Albany is on Uncle Sam's hook, big time -, South Georgia News, Weather, Sports

Albany is on Uncle Sam's hook, big time

By Karen Cohilas - bio | email

ALBANY, GA (WALB) –  The city of Albany is on the hook to pay back $374,000 to the federal government. Nearly five years ago, Cutliff Grove Baptist Church got Housing and Urban Development money to build affordable housing on Broad Avenue.

The HUD money passed through the city and was then given to Cutliff Grove.

Cutliff Grove leaders knew back in October they were having difficulty moving forward. That's when they asked the city to help fund the 24 low to moderate income apartments they planned to build, but the city said no. Without financial backing, HUD determined the church didn't have the ability to continue.
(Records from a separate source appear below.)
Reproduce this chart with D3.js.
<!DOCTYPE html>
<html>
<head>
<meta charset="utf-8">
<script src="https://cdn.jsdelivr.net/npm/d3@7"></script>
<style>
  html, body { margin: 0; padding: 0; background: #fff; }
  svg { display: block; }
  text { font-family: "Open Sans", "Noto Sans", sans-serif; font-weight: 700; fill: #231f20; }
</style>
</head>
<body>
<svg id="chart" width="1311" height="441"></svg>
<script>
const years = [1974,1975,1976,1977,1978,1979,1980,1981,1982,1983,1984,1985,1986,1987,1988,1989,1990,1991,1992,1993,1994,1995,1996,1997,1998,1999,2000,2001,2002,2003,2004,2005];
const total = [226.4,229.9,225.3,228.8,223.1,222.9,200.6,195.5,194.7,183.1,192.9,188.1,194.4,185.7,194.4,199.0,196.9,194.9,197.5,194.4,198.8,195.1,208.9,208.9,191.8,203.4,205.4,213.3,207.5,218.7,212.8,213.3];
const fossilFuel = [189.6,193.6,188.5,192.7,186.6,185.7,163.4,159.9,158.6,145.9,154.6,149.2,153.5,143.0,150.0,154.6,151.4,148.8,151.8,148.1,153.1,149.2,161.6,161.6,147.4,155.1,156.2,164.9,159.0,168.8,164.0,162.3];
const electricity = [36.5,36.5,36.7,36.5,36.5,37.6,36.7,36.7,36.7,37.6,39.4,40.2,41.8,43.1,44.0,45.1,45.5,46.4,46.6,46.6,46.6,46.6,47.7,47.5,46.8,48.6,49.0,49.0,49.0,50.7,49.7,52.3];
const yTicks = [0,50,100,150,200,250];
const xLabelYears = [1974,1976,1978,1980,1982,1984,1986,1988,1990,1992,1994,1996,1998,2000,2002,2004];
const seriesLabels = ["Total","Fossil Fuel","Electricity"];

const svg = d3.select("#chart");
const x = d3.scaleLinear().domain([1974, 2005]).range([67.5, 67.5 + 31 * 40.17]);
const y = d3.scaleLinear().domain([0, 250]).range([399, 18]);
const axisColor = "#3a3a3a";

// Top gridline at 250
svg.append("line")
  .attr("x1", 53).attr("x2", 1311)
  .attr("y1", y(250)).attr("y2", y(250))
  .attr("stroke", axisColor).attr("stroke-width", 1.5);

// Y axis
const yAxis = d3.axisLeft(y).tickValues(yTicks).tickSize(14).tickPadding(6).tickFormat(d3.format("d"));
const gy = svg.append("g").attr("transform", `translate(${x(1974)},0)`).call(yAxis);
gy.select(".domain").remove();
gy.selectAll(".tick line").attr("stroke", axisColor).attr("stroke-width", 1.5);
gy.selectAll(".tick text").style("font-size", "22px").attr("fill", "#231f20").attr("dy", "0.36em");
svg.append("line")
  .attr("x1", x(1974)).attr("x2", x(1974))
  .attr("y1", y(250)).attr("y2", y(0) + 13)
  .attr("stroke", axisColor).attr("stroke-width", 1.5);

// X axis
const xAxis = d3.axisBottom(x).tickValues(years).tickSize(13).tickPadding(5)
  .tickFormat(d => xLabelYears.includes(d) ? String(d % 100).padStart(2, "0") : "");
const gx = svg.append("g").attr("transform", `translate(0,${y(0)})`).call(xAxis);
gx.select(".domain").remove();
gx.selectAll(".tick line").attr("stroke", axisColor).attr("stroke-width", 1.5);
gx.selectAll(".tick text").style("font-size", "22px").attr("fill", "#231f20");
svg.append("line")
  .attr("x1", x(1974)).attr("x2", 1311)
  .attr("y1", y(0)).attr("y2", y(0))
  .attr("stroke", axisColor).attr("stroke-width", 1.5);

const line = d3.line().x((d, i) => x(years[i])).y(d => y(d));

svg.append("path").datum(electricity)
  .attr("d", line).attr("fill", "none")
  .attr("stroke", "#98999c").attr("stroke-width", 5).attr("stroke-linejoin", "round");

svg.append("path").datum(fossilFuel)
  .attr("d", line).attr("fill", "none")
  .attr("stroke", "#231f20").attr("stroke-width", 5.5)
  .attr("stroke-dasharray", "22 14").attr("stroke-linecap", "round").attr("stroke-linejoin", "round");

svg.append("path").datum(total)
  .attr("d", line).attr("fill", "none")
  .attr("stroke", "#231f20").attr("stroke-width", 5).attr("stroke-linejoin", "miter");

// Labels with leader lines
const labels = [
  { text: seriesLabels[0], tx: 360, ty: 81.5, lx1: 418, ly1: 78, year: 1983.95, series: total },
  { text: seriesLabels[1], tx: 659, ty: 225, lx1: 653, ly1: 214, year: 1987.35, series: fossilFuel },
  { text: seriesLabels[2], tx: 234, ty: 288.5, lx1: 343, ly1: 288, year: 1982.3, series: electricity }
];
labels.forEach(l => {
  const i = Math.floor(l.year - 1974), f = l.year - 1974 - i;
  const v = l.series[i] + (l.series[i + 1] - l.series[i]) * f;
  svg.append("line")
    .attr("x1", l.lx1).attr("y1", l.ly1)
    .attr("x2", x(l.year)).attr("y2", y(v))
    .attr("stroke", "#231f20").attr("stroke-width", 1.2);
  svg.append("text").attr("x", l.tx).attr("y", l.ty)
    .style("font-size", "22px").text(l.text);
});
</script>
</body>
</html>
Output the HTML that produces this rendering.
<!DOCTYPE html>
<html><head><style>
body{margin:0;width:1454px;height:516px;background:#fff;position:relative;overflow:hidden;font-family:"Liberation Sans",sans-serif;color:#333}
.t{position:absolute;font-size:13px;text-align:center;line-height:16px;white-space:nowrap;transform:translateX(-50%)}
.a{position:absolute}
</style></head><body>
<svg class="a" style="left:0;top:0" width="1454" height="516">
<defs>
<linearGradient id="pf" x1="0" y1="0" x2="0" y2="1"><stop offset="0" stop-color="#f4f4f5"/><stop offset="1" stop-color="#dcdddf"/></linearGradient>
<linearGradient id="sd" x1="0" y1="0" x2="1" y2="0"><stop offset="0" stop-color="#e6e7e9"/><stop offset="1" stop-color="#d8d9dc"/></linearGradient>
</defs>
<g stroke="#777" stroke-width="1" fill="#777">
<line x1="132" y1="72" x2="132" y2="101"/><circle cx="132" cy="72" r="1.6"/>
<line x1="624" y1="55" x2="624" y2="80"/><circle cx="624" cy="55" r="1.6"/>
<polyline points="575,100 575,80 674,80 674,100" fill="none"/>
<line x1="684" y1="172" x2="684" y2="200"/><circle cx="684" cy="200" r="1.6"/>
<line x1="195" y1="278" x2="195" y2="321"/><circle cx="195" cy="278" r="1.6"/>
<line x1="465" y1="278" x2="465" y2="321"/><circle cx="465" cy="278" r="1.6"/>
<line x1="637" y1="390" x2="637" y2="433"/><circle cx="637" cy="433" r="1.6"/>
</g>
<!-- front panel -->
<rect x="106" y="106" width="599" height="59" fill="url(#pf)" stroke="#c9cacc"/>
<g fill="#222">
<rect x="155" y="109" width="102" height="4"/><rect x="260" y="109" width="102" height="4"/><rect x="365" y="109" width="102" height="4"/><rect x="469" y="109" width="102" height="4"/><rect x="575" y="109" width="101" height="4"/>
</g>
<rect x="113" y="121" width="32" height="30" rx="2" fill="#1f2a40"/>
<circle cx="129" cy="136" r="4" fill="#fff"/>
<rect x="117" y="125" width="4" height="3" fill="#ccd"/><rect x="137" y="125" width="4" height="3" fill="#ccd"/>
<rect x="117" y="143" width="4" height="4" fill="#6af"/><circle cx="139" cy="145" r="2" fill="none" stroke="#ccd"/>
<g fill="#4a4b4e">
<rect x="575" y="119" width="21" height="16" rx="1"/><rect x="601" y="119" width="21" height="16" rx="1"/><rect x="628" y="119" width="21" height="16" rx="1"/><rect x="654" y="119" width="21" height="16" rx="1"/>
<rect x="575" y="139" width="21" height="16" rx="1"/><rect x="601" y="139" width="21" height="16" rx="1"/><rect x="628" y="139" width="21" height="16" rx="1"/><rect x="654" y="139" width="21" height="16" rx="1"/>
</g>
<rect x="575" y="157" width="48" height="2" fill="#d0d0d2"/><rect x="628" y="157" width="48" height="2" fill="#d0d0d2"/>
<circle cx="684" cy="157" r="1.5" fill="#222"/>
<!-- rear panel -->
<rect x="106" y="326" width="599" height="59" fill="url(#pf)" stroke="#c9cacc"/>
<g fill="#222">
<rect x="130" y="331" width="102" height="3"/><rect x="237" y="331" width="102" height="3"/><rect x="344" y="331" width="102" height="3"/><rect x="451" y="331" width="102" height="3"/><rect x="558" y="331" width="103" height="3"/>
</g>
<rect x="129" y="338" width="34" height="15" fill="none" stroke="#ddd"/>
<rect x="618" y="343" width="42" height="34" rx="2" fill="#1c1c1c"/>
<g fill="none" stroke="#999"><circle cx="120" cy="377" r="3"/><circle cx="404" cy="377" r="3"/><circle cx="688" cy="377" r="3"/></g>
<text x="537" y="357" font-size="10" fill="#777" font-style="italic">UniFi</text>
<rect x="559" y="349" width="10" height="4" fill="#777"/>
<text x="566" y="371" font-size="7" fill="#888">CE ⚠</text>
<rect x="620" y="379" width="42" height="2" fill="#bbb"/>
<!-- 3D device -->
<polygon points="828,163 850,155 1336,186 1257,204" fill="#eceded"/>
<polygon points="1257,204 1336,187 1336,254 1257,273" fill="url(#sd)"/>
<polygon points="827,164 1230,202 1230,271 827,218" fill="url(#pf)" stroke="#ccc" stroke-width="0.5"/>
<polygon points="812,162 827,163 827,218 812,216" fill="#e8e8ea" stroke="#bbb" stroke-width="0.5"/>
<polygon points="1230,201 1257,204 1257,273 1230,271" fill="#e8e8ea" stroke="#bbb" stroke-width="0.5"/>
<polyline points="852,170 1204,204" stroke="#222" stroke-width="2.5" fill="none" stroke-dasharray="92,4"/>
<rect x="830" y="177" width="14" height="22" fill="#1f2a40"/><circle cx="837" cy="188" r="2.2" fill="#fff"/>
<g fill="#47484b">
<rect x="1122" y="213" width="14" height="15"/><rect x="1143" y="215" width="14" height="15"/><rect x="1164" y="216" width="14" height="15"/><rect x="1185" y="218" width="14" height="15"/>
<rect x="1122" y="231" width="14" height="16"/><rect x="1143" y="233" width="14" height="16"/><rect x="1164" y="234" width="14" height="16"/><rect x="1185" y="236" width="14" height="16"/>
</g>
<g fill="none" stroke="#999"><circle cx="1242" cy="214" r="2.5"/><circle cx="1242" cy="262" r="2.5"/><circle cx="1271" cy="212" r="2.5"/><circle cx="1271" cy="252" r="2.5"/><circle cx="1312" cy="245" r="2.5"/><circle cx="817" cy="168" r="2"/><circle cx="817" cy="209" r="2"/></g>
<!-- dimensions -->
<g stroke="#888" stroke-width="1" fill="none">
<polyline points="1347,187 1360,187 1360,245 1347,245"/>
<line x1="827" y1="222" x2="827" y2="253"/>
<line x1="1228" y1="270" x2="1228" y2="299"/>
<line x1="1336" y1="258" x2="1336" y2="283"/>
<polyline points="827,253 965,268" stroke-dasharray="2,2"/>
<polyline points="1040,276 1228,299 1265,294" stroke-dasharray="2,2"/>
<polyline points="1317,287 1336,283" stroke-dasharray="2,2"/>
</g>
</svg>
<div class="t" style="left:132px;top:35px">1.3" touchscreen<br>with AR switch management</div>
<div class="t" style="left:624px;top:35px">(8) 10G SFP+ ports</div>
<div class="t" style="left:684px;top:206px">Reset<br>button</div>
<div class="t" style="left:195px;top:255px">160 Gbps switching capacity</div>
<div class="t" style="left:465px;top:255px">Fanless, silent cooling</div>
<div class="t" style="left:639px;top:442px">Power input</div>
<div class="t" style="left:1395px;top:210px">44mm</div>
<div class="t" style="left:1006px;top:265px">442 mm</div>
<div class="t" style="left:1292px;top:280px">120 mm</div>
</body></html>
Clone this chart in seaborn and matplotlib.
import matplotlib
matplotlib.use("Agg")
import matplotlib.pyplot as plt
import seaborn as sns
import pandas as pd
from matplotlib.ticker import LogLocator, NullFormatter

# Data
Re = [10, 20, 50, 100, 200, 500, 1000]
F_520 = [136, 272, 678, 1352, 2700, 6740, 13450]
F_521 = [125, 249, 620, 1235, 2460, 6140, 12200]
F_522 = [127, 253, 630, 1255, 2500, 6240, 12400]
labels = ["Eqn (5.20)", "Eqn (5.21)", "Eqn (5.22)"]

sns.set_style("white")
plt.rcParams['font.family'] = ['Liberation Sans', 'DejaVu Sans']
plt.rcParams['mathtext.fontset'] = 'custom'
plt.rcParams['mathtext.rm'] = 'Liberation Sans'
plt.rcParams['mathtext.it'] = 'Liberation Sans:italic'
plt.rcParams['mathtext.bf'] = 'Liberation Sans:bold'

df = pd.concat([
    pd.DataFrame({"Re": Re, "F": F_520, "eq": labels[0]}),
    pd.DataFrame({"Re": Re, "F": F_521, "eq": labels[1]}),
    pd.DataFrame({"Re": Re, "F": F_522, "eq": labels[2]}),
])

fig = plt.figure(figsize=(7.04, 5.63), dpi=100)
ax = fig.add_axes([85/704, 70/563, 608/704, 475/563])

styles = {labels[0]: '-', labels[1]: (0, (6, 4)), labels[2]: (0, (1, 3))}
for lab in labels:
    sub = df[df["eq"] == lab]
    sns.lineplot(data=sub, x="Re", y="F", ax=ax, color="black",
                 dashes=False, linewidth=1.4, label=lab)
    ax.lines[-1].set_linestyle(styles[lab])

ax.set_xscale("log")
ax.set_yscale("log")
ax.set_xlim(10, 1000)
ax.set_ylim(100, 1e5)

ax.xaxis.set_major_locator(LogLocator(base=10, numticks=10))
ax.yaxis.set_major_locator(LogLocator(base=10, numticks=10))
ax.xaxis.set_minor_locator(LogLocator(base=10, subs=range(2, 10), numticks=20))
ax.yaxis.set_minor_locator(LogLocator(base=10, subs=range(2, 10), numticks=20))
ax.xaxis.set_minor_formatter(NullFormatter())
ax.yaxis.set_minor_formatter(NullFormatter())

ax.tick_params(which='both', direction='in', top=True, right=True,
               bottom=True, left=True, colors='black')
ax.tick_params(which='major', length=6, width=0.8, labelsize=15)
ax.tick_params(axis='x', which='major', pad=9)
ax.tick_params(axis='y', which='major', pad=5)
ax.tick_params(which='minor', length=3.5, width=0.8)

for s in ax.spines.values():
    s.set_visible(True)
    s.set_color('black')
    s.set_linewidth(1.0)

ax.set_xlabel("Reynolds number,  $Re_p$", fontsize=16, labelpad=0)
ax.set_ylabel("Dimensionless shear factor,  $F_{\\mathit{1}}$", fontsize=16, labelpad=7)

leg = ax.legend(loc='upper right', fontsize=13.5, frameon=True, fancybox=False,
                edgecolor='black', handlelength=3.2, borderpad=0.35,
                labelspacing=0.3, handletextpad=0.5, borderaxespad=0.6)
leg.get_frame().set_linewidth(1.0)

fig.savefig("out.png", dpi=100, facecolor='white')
Cutliff Grove first received federal money to build low to moderate income apartments in August 2005. A few months later, they bought the land to build them on. More than four years later, the sign promoting the project still stands, but construction hasn't begun. 

"The only specific step that had been taken was the acquisition of the property, certainly suggests that they were not capable of carrying out the project and HUD made that determination, in that they were not,"  said Albany Asst. City Manager Wes Smith.

And now that the project has been deemed ineligible, all the money spent must be paid back. 

"The project has been going on for years, so far Cutliff Grove Baptist Church has received $374,000 from the federal government through the city of Albany for the project, but it hasn't even begun, construction has not started and now that they've been decertified, that money has to be paid backs" said Smith. 

How it will be paid back is the big question.  "At this point in time, the city of Albany solely is on the hook to repay this money, and the commission make the hard decision as to whether or not to go back to the CHODO, the church, in order to pursue repayment from those who actually spent it."

And no matter what the commission decides, the money must be paid back, either by HUD withholding money, or the city forking it up. 

"Through the decertification process, the city's now on the hook to pay the $374,000."

Hundreds of thousands of dollars lost, at a time the city can least afford it.

Rev. Drake said he had not heard a response from Congressman Sanford Bishop's office and did not want to discuss the project further.

 The city will meet tomorrow morning to discuss what path they'll take. If they choose to pay back the money by allowing HUD to withhold part of this year's allotment, that means other low to moderate income housing projects may be negatively impacted.